Copy every line, exactly and only, from the line containing "Emit a web page" to the line containing "const yTicks = [0, 0.3, 0.6, 0.9, 1.2, 1.5];", both lines included.

--- Data supplied ---
━━━━━━━━━━━━━━━━━━━━

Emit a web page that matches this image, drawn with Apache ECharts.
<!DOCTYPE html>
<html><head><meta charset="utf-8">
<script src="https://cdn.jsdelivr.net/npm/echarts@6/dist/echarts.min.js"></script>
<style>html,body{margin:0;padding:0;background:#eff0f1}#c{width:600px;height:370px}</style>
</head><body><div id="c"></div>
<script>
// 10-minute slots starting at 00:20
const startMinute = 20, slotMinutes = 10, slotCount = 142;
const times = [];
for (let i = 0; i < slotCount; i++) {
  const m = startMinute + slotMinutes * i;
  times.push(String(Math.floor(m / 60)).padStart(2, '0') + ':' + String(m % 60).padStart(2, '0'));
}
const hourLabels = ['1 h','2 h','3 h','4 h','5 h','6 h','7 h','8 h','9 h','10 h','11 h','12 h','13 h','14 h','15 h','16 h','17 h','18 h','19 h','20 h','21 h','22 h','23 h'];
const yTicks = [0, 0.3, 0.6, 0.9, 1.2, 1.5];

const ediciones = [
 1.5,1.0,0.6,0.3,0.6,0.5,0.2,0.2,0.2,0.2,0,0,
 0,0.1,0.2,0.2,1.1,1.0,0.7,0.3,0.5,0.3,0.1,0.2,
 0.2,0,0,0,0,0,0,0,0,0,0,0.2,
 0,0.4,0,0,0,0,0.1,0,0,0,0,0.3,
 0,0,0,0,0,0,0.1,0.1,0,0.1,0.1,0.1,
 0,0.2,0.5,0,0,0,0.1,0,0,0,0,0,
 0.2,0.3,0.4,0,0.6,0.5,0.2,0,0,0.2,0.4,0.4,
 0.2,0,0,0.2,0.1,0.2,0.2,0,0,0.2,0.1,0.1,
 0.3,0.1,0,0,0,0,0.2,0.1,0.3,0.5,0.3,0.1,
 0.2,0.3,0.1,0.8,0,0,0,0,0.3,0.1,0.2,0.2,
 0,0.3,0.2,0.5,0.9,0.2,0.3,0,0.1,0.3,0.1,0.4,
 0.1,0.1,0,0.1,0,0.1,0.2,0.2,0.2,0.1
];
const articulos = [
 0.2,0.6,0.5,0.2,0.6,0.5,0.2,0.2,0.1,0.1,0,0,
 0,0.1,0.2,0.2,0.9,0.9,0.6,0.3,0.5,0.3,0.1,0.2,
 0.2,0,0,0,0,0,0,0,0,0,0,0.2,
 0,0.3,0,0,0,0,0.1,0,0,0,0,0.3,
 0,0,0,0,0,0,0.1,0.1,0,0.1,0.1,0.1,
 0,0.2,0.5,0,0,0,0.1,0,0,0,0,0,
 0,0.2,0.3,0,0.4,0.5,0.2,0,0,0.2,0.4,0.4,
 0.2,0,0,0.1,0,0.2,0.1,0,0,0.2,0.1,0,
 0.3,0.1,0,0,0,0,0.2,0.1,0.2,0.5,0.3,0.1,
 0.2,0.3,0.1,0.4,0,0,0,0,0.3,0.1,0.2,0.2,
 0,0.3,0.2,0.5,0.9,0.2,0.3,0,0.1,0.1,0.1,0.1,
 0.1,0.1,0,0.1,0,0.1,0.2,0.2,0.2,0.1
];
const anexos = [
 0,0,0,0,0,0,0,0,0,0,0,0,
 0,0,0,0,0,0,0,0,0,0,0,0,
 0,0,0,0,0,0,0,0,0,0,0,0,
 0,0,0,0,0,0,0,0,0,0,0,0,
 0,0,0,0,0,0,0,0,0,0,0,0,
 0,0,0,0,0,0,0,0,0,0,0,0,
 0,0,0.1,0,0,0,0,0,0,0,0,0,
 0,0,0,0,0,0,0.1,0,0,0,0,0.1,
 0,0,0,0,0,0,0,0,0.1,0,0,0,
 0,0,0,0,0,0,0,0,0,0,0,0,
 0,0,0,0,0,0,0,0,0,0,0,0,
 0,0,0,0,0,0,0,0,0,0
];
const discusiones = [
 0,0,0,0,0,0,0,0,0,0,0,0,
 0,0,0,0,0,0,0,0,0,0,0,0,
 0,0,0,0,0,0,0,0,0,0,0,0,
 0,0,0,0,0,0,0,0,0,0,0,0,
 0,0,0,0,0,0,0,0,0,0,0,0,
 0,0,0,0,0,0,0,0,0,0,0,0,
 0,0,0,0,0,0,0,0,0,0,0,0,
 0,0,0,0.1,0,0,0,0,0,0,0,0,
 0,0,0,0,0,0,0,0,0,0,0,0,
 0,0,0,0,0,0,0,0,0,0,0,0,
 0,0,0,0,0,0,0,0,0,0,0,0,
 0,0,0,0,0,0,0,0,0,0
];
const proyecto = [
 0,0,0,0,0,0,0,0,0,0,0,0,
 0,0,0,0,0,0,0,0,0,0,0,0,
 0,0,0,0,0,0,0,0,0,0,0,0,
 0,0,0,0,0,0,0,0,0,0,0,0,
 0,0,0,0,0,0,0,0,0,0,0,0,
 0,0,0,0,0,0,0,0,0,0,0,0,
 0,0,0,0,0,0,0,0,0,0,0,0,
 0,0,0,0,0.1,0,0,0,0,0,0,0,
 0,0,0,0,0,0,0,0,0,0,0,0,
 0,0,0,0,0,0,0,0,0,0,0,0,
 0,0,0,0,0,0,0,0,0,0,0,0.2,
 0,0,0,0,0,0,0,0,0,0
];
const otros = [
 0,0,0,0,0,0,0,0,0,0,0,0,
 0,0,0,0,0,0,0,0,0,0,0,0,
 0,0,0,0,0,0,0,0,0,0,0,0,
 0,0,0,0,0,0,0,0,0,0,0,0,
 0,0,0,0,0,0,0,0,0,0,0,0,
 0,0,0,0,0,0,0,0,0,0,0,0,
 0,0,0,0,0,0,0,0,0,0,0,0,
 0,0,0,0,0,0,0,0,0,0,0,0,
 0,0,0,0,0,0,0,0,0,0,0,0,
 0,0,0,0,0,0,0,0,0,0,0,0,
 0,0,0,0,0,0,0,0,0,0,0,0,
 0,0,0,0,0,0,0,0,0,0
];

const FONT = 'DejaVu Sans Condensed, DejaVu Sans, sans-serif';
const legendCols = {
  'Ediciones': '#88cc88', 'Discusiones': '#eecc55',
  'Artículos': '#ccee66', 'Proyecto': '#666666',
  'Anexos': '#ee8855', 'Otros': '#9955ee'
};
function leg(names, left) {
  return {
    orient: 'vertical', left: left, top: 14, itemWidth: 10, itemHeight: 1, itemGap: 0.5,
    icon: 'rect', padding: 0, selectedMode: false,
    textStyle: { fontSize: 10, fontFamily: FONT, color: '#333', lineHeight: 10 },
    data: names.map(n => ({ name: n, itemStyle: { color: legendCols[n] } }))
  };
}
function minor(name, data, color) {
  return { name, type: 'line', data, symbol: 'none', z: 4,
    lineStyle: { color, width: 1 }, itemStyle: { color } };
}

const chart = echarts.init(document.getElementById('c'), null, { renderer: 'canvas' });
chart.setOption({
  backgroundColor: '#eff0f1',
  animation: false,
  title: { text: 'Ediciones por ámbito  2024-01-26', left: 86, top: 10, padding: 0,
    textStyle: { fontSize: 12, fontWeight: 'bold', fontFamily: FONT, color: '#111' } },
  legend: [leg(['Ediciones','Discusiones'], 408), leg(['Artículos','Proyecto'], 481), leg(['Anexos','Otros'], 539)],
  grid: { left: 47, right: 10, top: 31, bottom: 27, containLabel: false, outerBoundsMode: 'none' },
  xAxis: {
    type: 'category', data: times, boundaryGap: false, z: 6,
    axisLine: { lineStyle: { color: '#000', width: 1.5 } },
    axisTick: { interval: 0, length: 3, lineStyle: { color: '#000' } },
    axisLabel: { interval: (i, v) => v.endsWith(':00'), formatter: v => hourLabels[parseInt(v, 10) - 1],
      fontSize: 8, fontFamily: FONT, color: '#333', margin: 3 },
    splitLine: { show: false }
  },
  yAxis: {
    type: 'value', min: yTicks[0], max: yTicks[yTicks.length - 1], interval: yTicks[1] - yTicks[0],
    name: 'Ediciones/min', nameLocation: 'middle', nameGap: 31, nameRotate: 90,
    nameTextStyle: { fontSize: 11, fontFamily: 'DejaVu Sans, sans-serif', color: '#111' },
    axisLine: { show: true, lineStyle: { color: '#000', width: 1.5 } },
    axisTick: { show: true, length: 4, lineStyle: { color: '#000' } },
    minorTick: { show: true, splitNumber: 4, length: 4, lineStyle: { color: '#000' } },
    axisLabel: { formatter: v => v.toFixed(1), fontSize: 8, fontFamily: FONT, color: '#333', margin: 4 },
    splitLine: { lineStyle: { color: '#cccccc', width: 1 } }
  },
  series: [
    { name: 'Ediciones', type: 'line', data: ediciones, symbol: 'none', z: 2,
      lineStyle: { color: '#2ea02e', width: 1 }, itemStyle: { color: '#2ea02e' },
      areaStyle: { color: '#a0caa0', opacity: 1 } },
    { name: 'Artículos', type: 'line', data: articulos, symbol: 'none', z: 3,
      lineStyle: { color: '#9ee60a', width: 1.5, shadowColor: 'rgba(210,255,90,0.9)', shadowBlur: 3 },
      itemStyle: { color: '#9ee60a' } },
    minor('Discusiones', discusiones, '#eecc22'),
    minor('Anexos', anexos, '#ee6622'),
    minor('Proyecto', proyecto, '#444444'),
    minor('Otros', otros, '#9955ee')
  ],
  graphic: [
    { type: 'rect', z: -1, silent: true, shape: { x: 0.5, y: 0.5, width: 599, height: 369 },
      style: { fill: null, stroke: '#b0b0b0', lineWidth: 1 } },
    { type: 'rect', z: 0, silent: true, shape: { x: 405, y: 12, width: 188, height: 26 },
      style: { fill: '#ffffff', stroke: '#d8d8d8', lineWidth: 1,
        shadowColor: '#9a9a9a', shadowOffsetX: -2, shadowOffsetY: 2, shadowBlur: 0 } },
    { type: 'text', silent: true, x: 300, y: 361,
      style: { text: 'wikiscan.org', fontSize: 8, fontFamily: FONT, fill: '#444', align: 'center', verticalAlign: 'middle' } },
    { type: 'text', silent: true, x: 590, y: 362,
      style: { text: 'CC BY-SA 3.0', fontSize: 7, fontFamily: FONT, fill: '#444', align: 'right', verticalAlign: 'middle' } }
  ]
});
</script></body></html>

━━━━━━━━━━━━━━━━━━━━

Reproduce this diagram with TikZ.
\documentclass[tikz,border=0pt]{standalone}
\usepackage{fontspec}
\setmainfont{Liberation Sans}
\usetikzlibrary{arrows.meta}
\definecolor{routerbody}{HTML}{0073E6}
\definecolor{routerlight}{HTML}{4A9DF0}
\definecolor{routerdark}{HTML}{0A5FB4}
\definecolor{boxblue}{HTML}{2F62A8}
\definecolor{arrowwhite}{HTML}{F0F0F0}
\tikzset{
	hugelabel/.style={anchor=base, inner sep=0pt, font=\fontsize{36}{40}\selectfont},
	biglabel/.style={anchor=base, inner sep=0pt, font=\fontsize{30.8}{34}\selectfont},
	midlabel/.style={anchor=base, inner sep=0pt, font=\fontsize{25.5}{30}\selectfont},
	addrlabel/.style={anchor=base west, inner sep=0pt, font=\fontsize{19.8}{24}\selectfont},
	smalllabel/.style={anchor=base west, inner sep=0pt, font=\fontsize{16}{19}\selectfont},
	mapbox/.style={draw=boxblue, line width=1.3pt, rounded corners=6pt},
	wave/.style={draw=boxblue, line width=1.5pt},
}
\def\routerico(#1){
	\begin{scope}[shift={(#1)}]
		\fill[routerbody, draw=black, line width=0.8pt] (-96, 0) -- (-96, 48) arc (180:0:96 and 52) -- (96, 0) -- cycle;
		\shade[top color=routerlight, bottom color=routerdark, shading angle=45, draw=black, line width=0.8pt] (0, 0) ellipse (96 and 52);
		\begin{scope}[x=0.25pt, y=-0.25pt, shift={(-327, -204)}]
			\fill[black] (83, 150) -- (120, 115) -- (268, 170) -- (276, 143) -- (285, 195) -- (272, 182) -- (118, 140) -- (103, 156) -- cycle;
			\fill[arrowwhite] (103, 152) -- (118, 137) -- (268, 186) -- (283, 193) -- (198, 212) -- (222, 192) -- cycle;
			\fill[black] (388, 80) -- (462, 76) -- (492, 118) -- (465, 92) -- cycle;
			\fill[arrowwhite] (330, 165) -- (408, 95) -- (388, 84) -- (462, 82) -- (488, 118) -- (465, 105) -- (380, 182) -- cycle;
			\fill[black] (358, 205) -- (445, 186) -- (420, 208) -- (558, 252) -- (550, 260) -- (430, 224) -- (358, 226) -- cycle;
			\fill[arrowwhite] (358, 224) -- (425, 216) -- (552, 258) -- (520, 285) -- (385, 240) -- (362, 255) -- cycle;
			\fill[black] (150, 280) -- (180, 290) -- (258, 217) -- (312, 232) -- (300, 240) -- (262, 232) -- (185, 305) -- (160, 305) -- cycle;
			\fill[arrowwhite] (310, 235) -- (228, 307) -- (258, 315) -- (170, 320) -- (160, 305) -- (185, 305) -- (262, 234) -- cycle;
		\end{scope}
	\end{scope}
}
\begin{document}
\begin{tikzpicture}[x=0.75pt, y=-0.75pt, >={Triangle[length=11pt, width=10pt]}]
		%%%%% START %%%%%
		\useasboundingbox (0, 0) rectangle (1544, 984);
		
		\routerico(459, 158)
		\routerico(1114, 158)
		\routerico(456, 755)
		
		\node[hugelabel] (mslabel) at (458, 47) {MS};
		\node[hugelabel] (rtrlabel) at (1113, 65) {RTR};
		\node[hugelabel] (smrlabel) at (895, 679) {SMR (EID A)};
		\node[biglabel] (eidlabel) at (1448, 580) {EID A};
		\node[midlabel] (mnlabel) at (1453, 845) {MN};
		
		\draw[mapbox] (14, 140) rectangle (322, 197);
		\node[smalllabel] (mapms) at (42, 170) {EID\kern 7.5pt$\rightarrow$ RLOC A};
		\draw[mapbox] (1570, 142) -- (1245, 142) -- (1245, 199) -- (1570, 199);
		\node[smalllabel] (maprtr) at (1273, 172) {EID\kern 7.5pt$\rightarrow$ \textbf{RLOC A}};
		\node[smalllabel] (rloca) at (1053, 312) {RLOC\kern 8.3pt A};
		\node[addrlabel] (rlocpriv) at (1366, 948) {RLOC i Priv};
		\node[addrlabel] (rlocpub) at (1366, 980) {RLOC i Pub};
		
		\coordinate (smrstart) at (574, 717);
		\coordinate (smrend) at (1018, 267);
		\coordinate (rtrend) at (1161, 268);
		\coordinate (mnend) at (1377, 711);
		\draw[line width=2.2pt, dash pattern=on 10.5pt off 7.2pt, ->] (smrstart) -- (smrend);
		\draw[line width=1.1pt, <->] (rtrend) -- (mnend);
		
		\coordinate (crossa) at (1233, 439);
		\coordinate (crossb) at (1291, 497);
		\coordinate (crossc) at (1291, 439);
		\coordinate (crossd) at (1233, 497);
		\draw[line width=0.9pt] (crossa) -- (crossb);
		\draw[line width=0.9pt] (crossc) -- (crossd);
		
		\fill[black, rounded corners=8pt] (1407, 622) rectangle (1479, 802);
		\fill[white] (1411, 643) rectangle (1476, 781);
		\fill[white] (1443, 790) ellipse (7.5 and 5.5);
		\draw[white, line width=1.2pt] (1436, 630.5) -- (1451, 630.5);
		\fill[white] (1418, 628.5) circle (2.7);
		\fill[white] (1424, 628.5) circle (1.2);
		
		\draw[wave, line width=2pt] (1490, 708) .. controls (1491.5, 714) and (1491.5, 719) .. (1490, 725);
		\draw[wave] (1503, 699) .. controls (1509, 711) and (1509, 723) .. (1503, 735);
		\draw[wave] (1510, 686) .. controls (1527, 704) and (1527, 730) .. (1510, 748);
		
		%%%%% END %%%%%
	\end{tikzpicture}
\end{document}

━━━━━━━━━━━━━━━━━━━━

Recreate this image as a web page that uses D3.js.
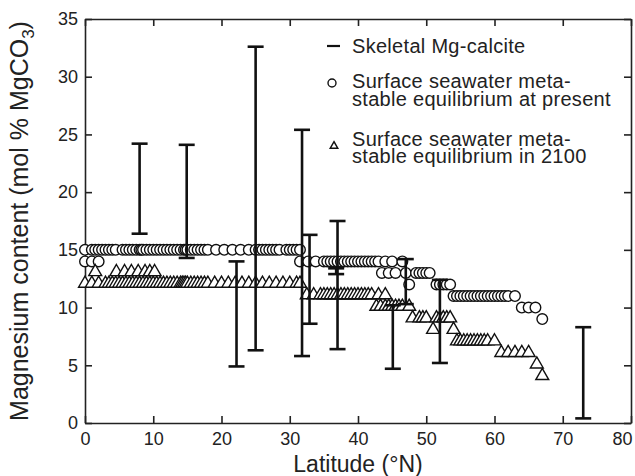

━━━━━━━━━━━━━━━━━━━━

--- The response ---
Emit a web page that matches this image, drawn with Apache ECharts.
<!DOCTYPE html>
<html><head><meta charset="utf-8">
<script src="https://cdn.jsdelivr.net/npm/echarts@6/dist/echarts.min.js"></script>
<style>html,body{margin:0;padding:0;background:#eff0f1}#c{width:600px;height:370px}</style>
</head><body><div id="c"></div>
<script>
// 10-minute slots starting at 00:20
const startMinute = 20, slotMinutes = 10, slotCount = 142;
const times = [];
for (let i = 0; i < slotCount; i++) {
  const m = startMinute + slotMinutes * i;
  times.push(String(Math.floor(m / 60)).padStart(2, '0') + ':' + String(m % 60).padStart(2, '0'));
}
const hourLabels = ['1 h','2 h','3 h','4 h','5 h','6 h','7 h','8 h','9 h','10 h','11 h','12 h','13 h','14 h','15 h','16 h','17 h','18 h','19 h','20 h','21 h','22 h','23 h'];
const yTicks = [0, 0.3, 0.6, 0.9, 1.2, 1.5];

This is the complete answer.